This is not your average glitzy, modern tour packaged water-based, commercial theme park style attraction. The Key West Aquarium was built way back in Depression Era America. It still carries the charm, friendliness, unpretentiousness and warmth of a small-town establishment.
It is not a huge aquarium yet it features a wide variety of fish including grouper, moray eels, barracuda, tropical fish, tarpon, sharks, parrotfish and much, much more. With more than a 100 species of sea creatures the aquarium is the result of the Federal Government’s 1934 initiative to bring tourist dollars to the Key West area. The Aquarium was a key part of the government’s “America’s Caribbean Island” campaign.
Originally an open-air aquarium, it was the first, largest and finest of its time. There is still much to enjoy and admire in the facility, even today. What is probably unique (I am guessing here) is that the marine life in the aquarium is all native to the waters in and around the Florida Keys area.

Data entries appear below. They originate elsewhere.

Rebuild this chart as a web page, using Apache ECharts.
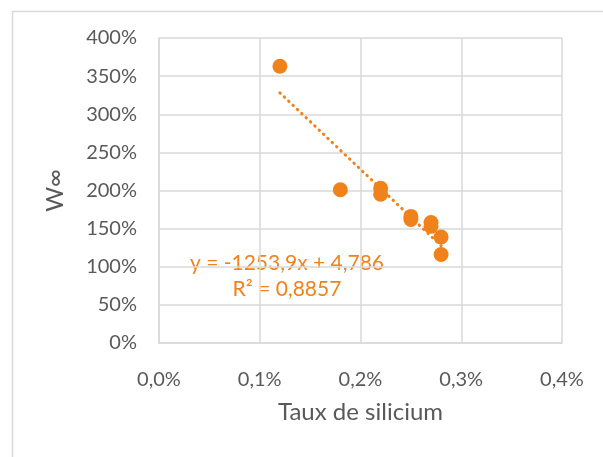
<!DOCTYPE html>
<html>
<head>
<meta charset="utf-8">
<script src="https://cdn.jsdelivr.net/npm/echarts@6/dist/echarts.min.js"></script>
<style>
html,body{margin:0;padding:0;background:#fff;}
#chart{width:603px;height:457px;}
</style>
</head>
<body>
<div id="chart"></div>
<script>
// Data (fractions: x = silicon rate, y = W∞)
var siliconRate = [0.0012, 0.0018, 0.0022, 0.0022, 0.0025, 0.0025, 0.0027, 0.0027, 0.0028, 0.0028];
var wInfinity   = [3.63,   2.01,   2.03,   1.95,   1.66,   1.62,   1.58,   1.53,   1.39,   1.16];
var xTicks = ['0,0%', '0,1%', '0,2%', '0,3%', '0,4%'];
var yTicks = ['0%', '50%', '100%', '150%', '200%', '250%', '300%', '350%', '400%'];
var trendSlope = -1253.9;
var trendIntercept = 4.786;
var trendRange = [0.0012, 0.0028];
var equationText = 'y = -1253,9x + 4,786';
var r2Text = 'R² = 0,8857';

var ORANGE = '#F0821C';
var FONT = 'Lato';
var points = siliconRate.map(function (x, i) { return [x, wInfinity[i]]; });
var trend = trendRange.map(function (x) { return [x, trendSlope * x + trendIntercept]; });

var chart = echarts.init(document.getElementById('chart'));
chart.setOption({
  animation: false,
  backgroundColor: '#fff',
  grid: { left: 159, top: 38, right: 41, bottom: 114 },
  xAxis: {
    type: 'value', min: 0, max: 0.004, interval: 0.001,
    name: 'Taux de silicium', nameLocation: 'middle', nameGap: 57,
    nameTextStyle: { fontFamily: FONT, fontSize: 24, color: '#595959' },
    axisLine: { show: true, lineStyle: { color: '#d9d9d9', width: 1.5 } },
    axisTick: { show: false },
    splitLine: { show: true, lineStyle: { color: '#d9d9d9', width: 1.5 } },
    axisLabel: {
      fontFamily: FONT, fontSize: 20, color: '#595959', margin: 27,
      formatter: function (v) { return xTicks[Math.round(v / 0.001)]; }
    }
  },
  yAxis: {
    type: 'value', min: 0, max: 4, interval: 0.5,
    name: 'W∞', nameLocation: 'middle', nameGap: 92, nameRotate: 90,
    nameTextStyle: { fontFamily: FONT, fontSize: 24, color: '#595959' },
    axisLine: { show: true, lineStyle: { color: '#d9d9d9', width: 1.5 } },
    axisTick: { show: false },
    splitLine: { show: true, lineStyle: { color: '#d9d9d9', width: 1.5 } },
    axisLabel: {
      fontFamily: FONT, fontSize: 20, color: '#595959', margin: 22,
      formatter: function (v) { return yTicks[Math.round(v / 0.5)]; }
    }
  },
  graphic: [
    { type: 'rect', left: 10, top: 9, shape: { width: 700, height: 600 }, silent: true,
      style: { fill: 'none', stroke: '#d9d9d9', lineWidth: 1.5 }, z: -1 },
    { type: 'text', x: 287, y: 263, style: { text: equationText, fill: ORANGE, font: '21px ' + FONT, textAlign: 'center', textVerticalAlign: 'middle' } },
    { type: 'text', x: 287, y: 289, style: { text: r2Text, fill: ORANGE, font: '21px ' + FONT, textAlign: 'center', textVerticalAlign: 'middle' } }
  ],
  series: [
    {
      type: 'line', data: trend, symbol: 'none', z: 3,
      lineStyle: { color: ORANGE, width: 3, type: [0.5, 5.5], cap: 'round' }
    },
    {
      type: 'scatter', data: points, symbol: 'circle', symbolSize: 15, z: 2,
      itemStyle: { color: ORANGE, opacity: 1 }
    }
  ]
});
</script>
</body>
</html>
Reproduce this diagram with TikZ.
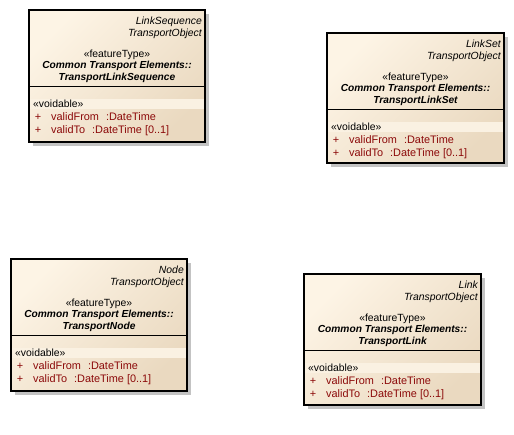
\documentclass[tikz,border=0pt]{standalone}
\usepackage{fontspec}
\setmainfont{Liberation Sans}
\usetikzlibrary{shadows}

\definecolor{boxlight}{RGB}{253,244,229}
\definecolor{boxdark}{RGB}{234,217,192}
\definecolor{bandfill}{RGB}{250,241,226}
\definecolor{attrred}{RGB}{140,10,10}
\definecolor{shadowgray}{RGB}{195,195,195}

\tikzset{
  classbox/.style={draw=black, line width=1.2pt,
    top color=boxlight, bottom color=boxdark, shading angle=45,
    general shadow={shadow xshift=3.5pt, shadow yshift=-3.5pt, fill=shadowgray, draw=none},
    inner sep=0pt, outer sep=0pt},
  voidband/.style={fill=bandfill, draw=none},
  sepline/.style={draw=black, line width=1pt},
  classtext/.style={inner sep=0pt, font=\fontsize{10.4}{12}\selectfont},
  classtextit/.style={inner sep=0pt, font=\fontsize{10.4}{12}\selectfont\itshape},
  classtextbf/.style={inner sep=0pt, font=\fontsize{10.2}{12}\selectfont\bfseries\itshape},
  attrtext/.style={inner sep=0pt, text=attrred, font=\fontsize{10.9}{12}\selectfont},
}

% #1 id, #2 left, #3 top, #4 width, #5 height, #6 kind, #7 class name
\newcommand\umlclass[7]{%
  \node[classbox, minimum width=#4pt, minimum height=#5pt, anchor=north west] (#1) at (#2,#3) {};
  \fill[voidband] ([shift={(1pt,-89pt)}]#1.north west) rectangle ([shift={(-1pt,-99pt)}]#1.north east);
  \draw[sepline] ([yshift=-76pt]#1.north west) -- ([yshift=-76pt]#1.north east);
  \node[classtextit, anchor=base east] (#1-kind) at ([shift={(-3pt,-14pt)}]#1.north east) {#6};
  \node[classtextit, anchor=base east] (#1-parent) at ([shift={(-3pt,-26pt)}]#1.north east) {TransportObject};
  \node[classtext, anchor=base] (#1-stereo) at ([yshift=-47pt]#1.north) {«featureType»};
  \node[classtextbf, anchor=base] (#1-pkg) at ([yshift=-58pt]#1.north) {Common Transport Elements::};
  \node[classtextbf, anchor=base] (#1-name) at ([yshift=-70pt]#1.north) {#7};
  \node[classtext, anchor=base west] (#1-void) at ([shift={(4pt,-97pt)}]#1.north west) {«voidable»};
  \node[attrtext, anchor=base] (#1-plus1) at ([shift={(9pt,-110pt)}]#1.north west) {+};
  \node[attrtext, anchor=base west] (#1-from) at ([shift={(22pt,-110pt)}]#1.north west) {validFrom\hspace{7pt}:DateTime};
  \node[attrtext, anchor=base] (#1-plus2) at ([shift={(9pt,-123pt)}]#1.north west) {+};
  \node[attrtext, anchor=base west] (#1-to) at ([shift={(22pt,-123pt)}]#1.north west) {validTo\hspace{7pt}:DateTime [0..1]};
}

\begin{document}
\begin{tikzpicture}[x=1pt, y=-1pt]
  \useasboundingbox (0,0) rectangle (514,434);
  \umlclass{linkseq}{29}{10}{176}{132}{LinkSequence}{TransportLinkSequence}
  \umlclass{linkset}{327}{33}{177}{130}{LinkSet}{TransportLinkSet}
  \umlclass{node}{11}{259}{176}{132}{Node}{TransportNode}
  \umlclass{link}{304}{274}{177}{131}{Link}{TransportLink}
\end{tikzpicture}
\end{document}
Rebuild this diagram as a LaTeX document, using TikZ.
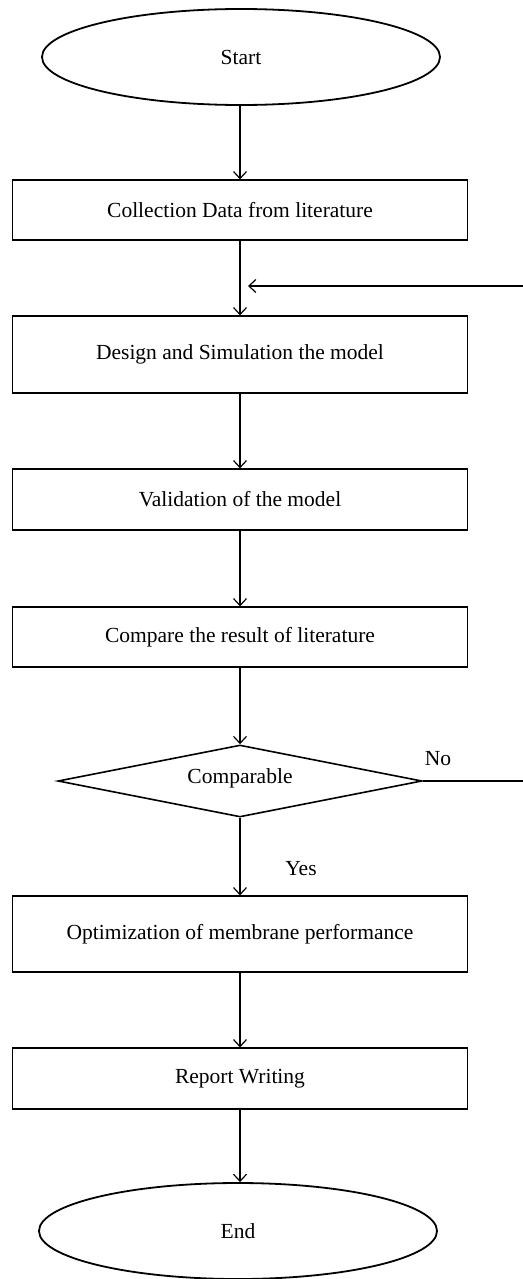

The Key West Aquarium is not a large one, like the modern ones. The lack of size brings an intimacy not possible at other facilities. The aquarium also has a Touch Tank where you can get all touchy-feely with some of the sea creatures. You can watch daily shark and turtle feedings. The combination of these factors makes your tour come alive and very personal.
What is probably the most charming and attractive aspect of visiting the Key West Aquarium is its staff. They are knowledgeable, friendly and very informative. These guides are experts, familiar with the nature and personalities of individual creatures and actually care about them. Their stories will enthral and engage the kids.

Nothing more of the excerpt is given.